Living on the Outskirts

We finally laid out our purposes for 2018.

It has become such a sweet tradition for our family the last three years & I relish in the time we set aside to reflect back, hunker down in the present and look forward with great expectation.

After thinking it would be tender to have William join in this year, we threw in the towel after eleven minutes of a screaming battle over eating his chicken and decided to wait until his angel face was sleeping.

2017 was not black and white. It wasn’t smooth sailing. And I find it smile-worthy to look at 2017’s purposes where the first thing we wrote was

embrace what God can do in the uncomfortable

And there was a lot of uncomfortable.

It wasn’t all “bad”, by any means…but it stretched us, forced us intimately towards Christ where it was lacking in our marriage, rooted us deep in prayer and led us to asking some really hard questions that I think we’ve been slowly unfolding–

like little secrets on scrolls buried far beneath the surface of our lives

— and it’s been amazing to see what we’ve walked away keeping.

I wrestled this year with feeling out of place moving back east. There was a sanctuary about our time in California, living in the mountains, far removed from the common pace of the world and where simple living produced thriving in the mundane. And not necessarily out of choice but by necessity and placement.

Those three years humbled Jeff and I to some truths that we find, even in our faith circles, are counter-intuitive and counter-pursued.

So the wrestling this year was good, really good. It affirmed for us how we had grown, it pruned us to live continuously in the ways the Lord had transformed our hearts, even when the thick of the world our feet have been in has been loud with



We live in a self-serving world.

A feel good culture.

An I deserve mentality,

filled in with spaces of relational happiness, job or financial security, experiences and adventure, success and career minded motivation, materialism and the pursuit of things over people.

And not that these subjects are bad or wrong,

but they are me-focused, earth-life focused. 
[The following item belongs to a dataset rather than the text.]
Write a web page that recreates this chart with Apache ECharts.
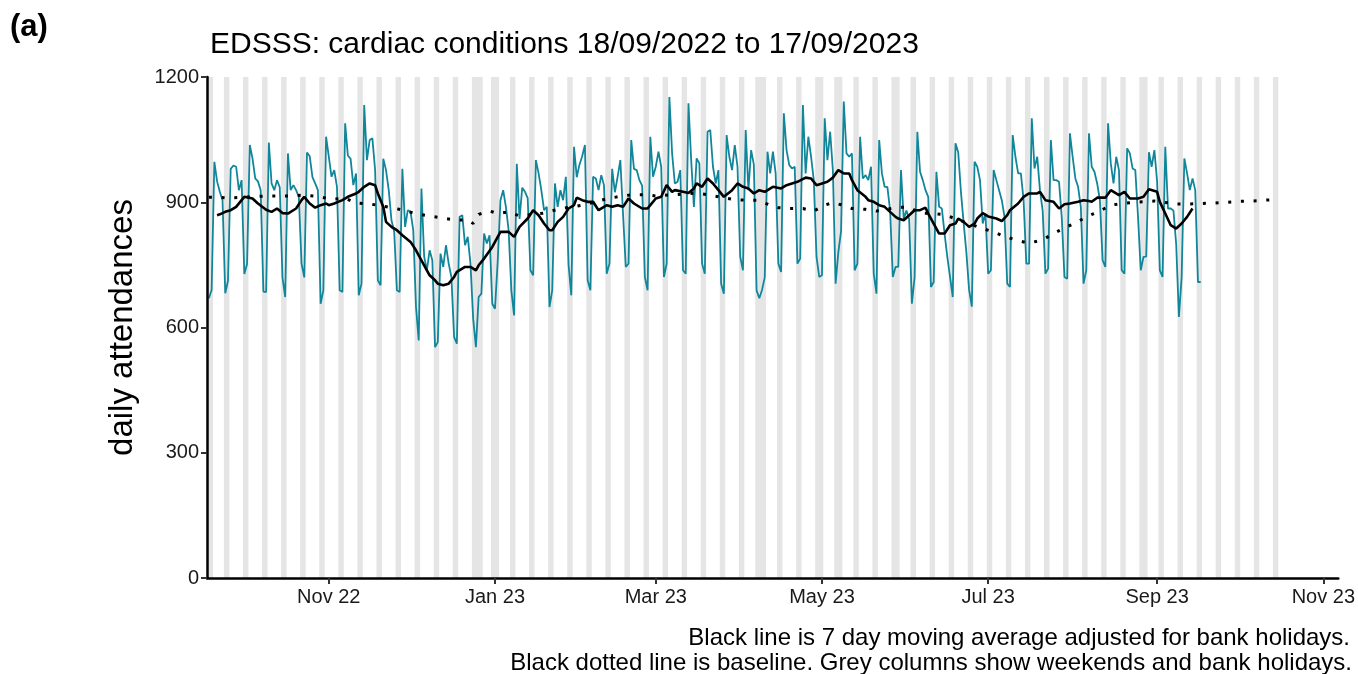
<!DOCTYPE html>
<html>
<head>
<meta charset="utf-8">
<script src="https://cdn.jsdelivr.net/npm/echarts@6/dist/echarts.min.js"></script>
<style>
html, body { margin: 0; padding: 0; background: #fff; }
#chart { width: 1358px; height: 674px; }
</style>
</head>
<body>
<div id="chart"></div>
<script>
// first day of the daily series (a Sunday)
var startDate = '2022-09-18'

// daily attendances, 18/09/2022 .. 17/09/2023, one row per Mon..Sun week
var daily = [
    670,
    690, 997, 950, 925, 905, 682, 712,
    980, 988, 985, 929, 953, 728, 752,
    1037, 1005, 957, 950, 929, 686, 685,
    1043, 945, 929, 953, 936, 720, 673,
    1017, 929, 941, 929, 913, 753, 720,
    1019, 1010, 960, 945, 929, 657, 689,
    1057, 1009, 961, 977, 937, 689, 685,
    1089, 1012, 1004, 941, 969, 677, 705,
    1133, 1001, 1049, 1053, 977, 713, 701,
    1004, 977, 929, 857, 830, 689, 685,
    980, 841, 881, 877, 833, 650, 569,
    933, 770, 737, 785, 761, 553, 565,
    777, 745, 797, 753, 721, 577, 561,
    865, 869, 797, 817, 753, 620, 553,
    673, 681, 825, 801, 821, 657, 645,
    760, 905, 929, 889, 833, 689, 629,
    992, 860, 935, 925, 910, 737, 725,
    1001, 969, 929, 881, 889, 649, 689,
    945, 889, 929, 905, 961, 750, 677,
    1033, 960, 990, 1010, 1037, 713, 689,
    961, 957, 929, 965, 941, 729, 753,
    980, 924, 961, 1001, 870, 745, 753,
    1049, 980, 977, 953, 940, 721, 689,
    1057, 961, 985, 1021, 985, 721, 753,
    1152, 1017, 945, 949, 977, 737, 729,
    1137, 1001, 889, 1005, 993, 753, 729,
    1069, 1073, 985, 945, 977, 705, 681,
    1061, 1009, 977, 1037, 985, 769, 737,
    1073, 929, 1025, 990, 689, 670, 690,
    720, 1021, 969, 1021, 969, 753, 733,
    1113, 1025, 989, 981, 985, 753, 765,
    1133, 969, 1057, 1009, 953, 769, 721,
    725, 1101, 1001, 1069, 977, 705, 780,
    830, 1141, 1017, 1009, 1017, 737, 753,
    1057, 957, 965, 953, 985, 729, 681,
    1049, 969, 937, 937, 881, 721, 745,
    745, 977, 860, 880, 860, 657, 721,
    1069, 973, 953, 929, 913, 697, 709,
    973, 889, 885, 825, 769, 721, 673,
    1041, 1020, 925, 850, 780, 690, 650,
    997, 985, 953, 849, 873, 729, 737,
    977, 953, 929, 905, 865, 705, 697,
    1061, 1009, 969, 969, 905, 753, 753,
    1101, 981, 1009, 929, 880, 729, 741,
    1049, 953, 953, 949, 865, 721, 717,
    1065, 1009, 957, 937, 889, 705, 737,
    1065, 985, 973, 945, 905, 761, 745,
    1089, 993, 945, 1009, 977, 737, 729,
    1029, 1017, 981, 977, 865, 737, 769,
    770, 1020, 985, 1025, 950, 737, 721,
    1033, 885, 885, 880, 800, 625, 720,
    1005, 969, 929, 957, 929, 709, 709
]

// 7 day moving average (adjusted for bank holidays): [day offset, value]
var movingAverage = [
    [3, 869], [4, 871], [6, 877], [8, 881], [10, 889], [12, 905], [13, 913], [16, 909], [18, 897],
    [21, 882], [23, 877], [25, 885], [27, 874], [29, 873], [32, 885], [34, 905], [35, 913], [37, 897],
    [39, 887], [41, 893], [43, 897], [44, 893], [46, 897], [49, 905], [51, 913], [54, 921], [55, 925],
    [57, 937], [59, 945], [61, 941], [62, 921], [64, 889], [65, 853], [67, 841], [69, 833], [71, 821],
    [74, 805], [76, 785], [78, 761], [80, 737], [81, 725], [83, 713], [84, 705], [86, 701], [88, 705],
    [90, 721], [91, 733], [94, 745], [96, 745], [98, 737], [99, 749], [101, 765], [104, 793], [106, 817],
    [107, 829], [110, 829], [112, 817], [114, 841], [117, 861], [119, 881], [121, 869], [123, 849],
    [125, 833], [126, 833], [128, 853], [130, 865], [132, 885], [134, 893], [135, 911], [137, 905],
    [139, 901], [141, 901], [143, 881], [145, 889], [146, 893], [148, 889], [150, 893], [152, 889],
    [154, 909], [156, 897], [159, 885], [161, 885], [162, 893], [164, 909], [166, 913], [168, 941],
    [170, 925], [171, 929], [174, 925], [176, 922], [178, 933], [179, 945], [181, 937], [183, 957],
    [185, 945], [187, 929], [189, 913], [192, 929], [194, 945], [196, 937], [198, 933], [200, 921],
    [202, 929], [204, 925], [207, 937], [210, 933], [212, 941], [214, 945], [216, 949], [219, 959],
    [221, 957], [223, 941], [225, 945], [227, 949], [229, 959], [231, 977], [233, 969], [235, 969],
    [236, 953], [238, 929], [241, 913], [242, 905], [244, 901], [246, 893], [248, 889], [250, 877],
    [252, 865], [253, 861], [255, 857], [257, 869], [259, 881], [261, 881], [263, 887], [264, 873],
    [266, 849], [268, 825], [270, 825], [272, 845], [274, 849], [275, 861], [277, 853], [279, 841],
    [281, 849], [282, 861], [284, 874], [286, 866], [289, 861], [291, 855], [293, 869], [294, 881],
    [297, 897], [299, 913], [301, 921], [304, 921], [305, 925], [307, 905], [310, 901], [312, 885],
    [314, 895], [316, 897], [319, 901], [321, 905], [323, 903], [324, 901], [326, 911], [329, 911],
    [331, 929], [334, 917], [336, 925], [338, 909], [341, 909], [343, 913], [345, 931], [348, 925],
    [349, 901], [351, 873], [353, 845], [355, 837], [357, 849], [359, 865], [361, 885]
]

// baseline: [day offset, value]
var baseline = [
    [0, 912], [4, 912], [7, 910], [21, 915], [26, 915], [30, 915], [35, 917], [40, 914], [45, 907],
    [50, 910], [54, 898], [59, 896], [68, 886], [73, 878], [77, 871], [82, 866], [87, 861], [91, 857],
    [95, 858], [97, 849], [99, 871], [103, 879], [106, 873], [110, 877], [114, 867], [123, 874],
    [128, 883], [137, 893], [146, 908], [150, 913], [155, 918], [160, 918], [164, 915], [179, 922],
    [183, 918], [193, 906], [197, 905], [201, 905], [206, 893], [209, 887], [213, 885], [218, 885],
    [222, 879], [226, 893], [229, 899], [232, 894], [236, 885], [241, 883], [245, 879], [253, 888],
    [257, 888], [261, 874], [266, 873], [270, 870], [283, 839], [288, 829], [292, 818], [297, 808],
    [301, 802], [306, 810], [310, 825], [314, 839], [318, 850], [322, 865], [327, 879], [331, 893],
    [336, 898], [340, 900], [347, 903], [355, 896], [360, 896], [364, 897], [369, 898], [374, 900],
    [378, 902], [383, 903], [390, 906]
]

var bankHolidays = ['2022-09-19', '2022-12-26', '2022-12-27', '2023-01-02', '2023-04-07',
    '2023-04-10', '2023-05-01', '2023-05-08', '2023-05-29', '2023-08-28']
var greyEndDate = '2023-10-15'

var tickDates = ['2022-11-01', '2023-01-01', '2023-03-01', '2023-05-01', '2023-07-01', '2023-09-01', '2023-11-01']
var tickLabels = ['Nov 22', 'Jan 23', 'Mar 23', 'May 23', 'Jul 23', 'Sep 23', 'Nov 23']

var titleText = 'EDSSS: cardiac conditions 18/09/2022 to 17/09/2023'
var footnotes = ['Black line is 7 day moving average adjusted for bank holidays.',
    'Black dotted line is baseline. Grey columns show weekends and bank holidays.']

var DAY = 86400000
function toUTC(s) {
    var p = s.split('-')
    return Date.UTC(+p[0], +p[1] - 1, +p[2])
}
var t0 = toUTC(startDate)
function dayOffset(s) { return Math.round((toUTC(s) - t0) / DAY) }

var tickDays = tickDates.map(dayOffset)

// grey columns: weekends and bank holidays, merged into runs
var bhDays = bankHolidays.map(dayOffset)
var greyEnd = dayOffset(greyEndDate)
var greyAreas = []
var runStart = null
for (var d = 0; d <= greyEnd + 1; d++) {
    var dow = new Date(t0 + d * DAY).getUTCDay()
    var grey = d <= greyEnd && (dow === 0 || dow === 6 || bhDays.indexOf(d) >= 0)
    if (grey && runStart === null) runStart = d
    if (!grey && runStart !== null) {
        greyAreas.push([{ xAxis: runStart - 0.5 }, { xAxis: d - 0.5 }])
        runStart = null
    }
}

var font = '"Liberation Sans", Arial, sans-serif'
var chart = echarts.init(document.getElementById('chart'))
chart.setOption({
    animation: false,
    backgroundColor: '#fff',
    title: [{
        text: '(a)', left: 5, top: 7,
        textStyle: { fontFamily: font, fontSize: 31, fontWeight: 'bold', color: '#000' }
    }, {
        text: titleText, left: 205, top: 25,
        textStyle: { fontFamily: font, fontSize: 30, fontWeight: 'normal', color: '#000' }
    }],
    graphic: [{
        type: 'text', right: 8, top: 626,
        style: { text: footnotes[0], font: '24px ' + font, fill: '#000', align: 'right' }
    }, {
        type: 'text', right: 6, top: 651,
        style: { text: footnotes[1], font: '24px ' + font, fill: '#000', align: 'right' }
    }],
    grid: { left: 207, right: 18, top: 77, bottom: 96, containLabel: false },
    xAxis: {
        type: 'value',
        min: -0.7,
        max: 414.5,
        z: 10,
        splitLine: { show: false },
        axisLine: { show: true, onZero: false, lineStyle: { color: '#000', width: 2.5 } },
        axisTick: { show: true, customValues: tickDays, length: 6, lineStyle: { color: '#333', width: 2 } },
        axisLabel: {
            customValues: tickDays, margin: 9, fontFamily: font, fontSize: 20, color: '#1a1a1a',
            formatter: function (v) { return tickLabels[tickDays.indexOf(Math.round(v))] }
        }
    },
    yAxis: {
        type: 'value',
        min: 0,
        max: 1200,
        interval: 300,
        z: 10,
        name: 'daily attendances',
        nameLocation: 'middle',
        nameRotate: 90,
        nameGap: 68,
        nameTextStyle: { fontFamily: font, fontSize: 33, color: '#000' },
        splitLine: { show: false },
        axisLine: { show: true, onZero: false, lineStyle: { color: '#000', width: 2.5 } },
        axisTick: { show: true, length: 6, lineStyle: { color: '#333', width: 2 } },
        axisLabel: {
            margin: 8, fontFamily: font, fontSize: 20, color: '#1a1a1a',
            formatter: function (v) { return String(v) }
        }
    },
    series: [{
        name: 'grey',
        type: 'line',
        data: [[0, null]],
        z: 0,
        silent: true,
        markArea: { silent: true, itemStyle: { color: '#e5e5e5' }, data: greyAreas }
    }, {
        name: 'daily',
        type: 'line',
        data: daily.map(function (v, i) { return [i, v] }),
        showSymbol: false,
        symbol: 'none',
        z: 2,
        lineStyle: { color: '#11869a', width: 1.8 }
    }, {
        name: 'baseline',
        type: 'line',
        data: baseline,
        symbol: 'none',
        z: 3,
        lineStyle: { color: '#000', width: 3, type: [3, 9.7] }
    }, {
        name: 'moving average',
        type: 'line',
        data: movingAverage,
        symbol: 'none',
        z: 4,
        lineStyle: { color: '#000', width: 2.6 }
    }]
})
</script>
</body>
</html>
Here is where our struggle lies.

When we purposed to know our Creator with more intention, time set aside, and in the good and the hard times, we were stripped of our self.

In really ugly, exposing ways. We saw life through a new lens, and He sat us down like small children at new window sills, in both abrupt and tender ways.

The way a Father does.

I’m currently re-reading “The Broken Way” by Ann Voskamp. She reaches into all of those vulnerable spaces of our faith re-shaping time and puts it in a jar of words that strikingly resembles our new understanding as husband and wife.

This self-serving nature produces a forgetful people in us.

Forgetful of why Jesus came, how deeply God loves us, and that that love split wide open into death that let us live.

He freed us into life. 

She uses communion as such a tangible grip on this love and what it means.

And what it means pulls back the blinds of the why Jeff and I are so intent on Kingdom-living.

Jesus’s death doesn’t mean we get happiness. 

It means that even though we are sinners birthed into this holy mess of a world, what we deserve is actually our own death and suffering, but He wiped that mess up with His own wounds and blood and gut-wrenching pain and buried it forever.

He buried our mess, in His own grave.

Does that not make your knees lock, or your eyes wet with tears?

Knowing that, on what planet is there anything He can’t ask of me? 

Knowing that, on what planet do I get to live for myself and in pursuit of my own happiness?

None. Which is why when the world — even our Christian one — is saying yes to a whole lot of things, we find ourselves out of place saying no.

And reminded again, we’re not made for this home, but the next. 


When I break bread now, I see Christ breaking for me.

When I drink that wine, or really any wine, it helps me remember a love spilled out in agony for me.

Living communion means living every moment, every choice, every relationship, every tear, every thin place, every heartbreak, every big move, every laugh knowing that I get to live with Him.

Not that I do it perfectly, but it is this knowing that I wake up pursuing and choosing and feeling wrapped up in. Most days.

Grace is no longer just a blanket, it’s a reason.

And peace is no longer a place or moment or position I’m pursuing, but a person I’m learning to abide in.

So when Jeff and I sit down at our table, exhausted and learning how to reason with a toddler, and trying to keep the romance in our marriage lit, and reconciling with how to be stewards of our time and responsibilities here on earth while still raising up our little arrows for heaven — a beautiful and whole world beyond this — I find myself breathing better, rather than getting swallowed up by the day or the year or the faces of this space we share presently.

What are you purposing for this year?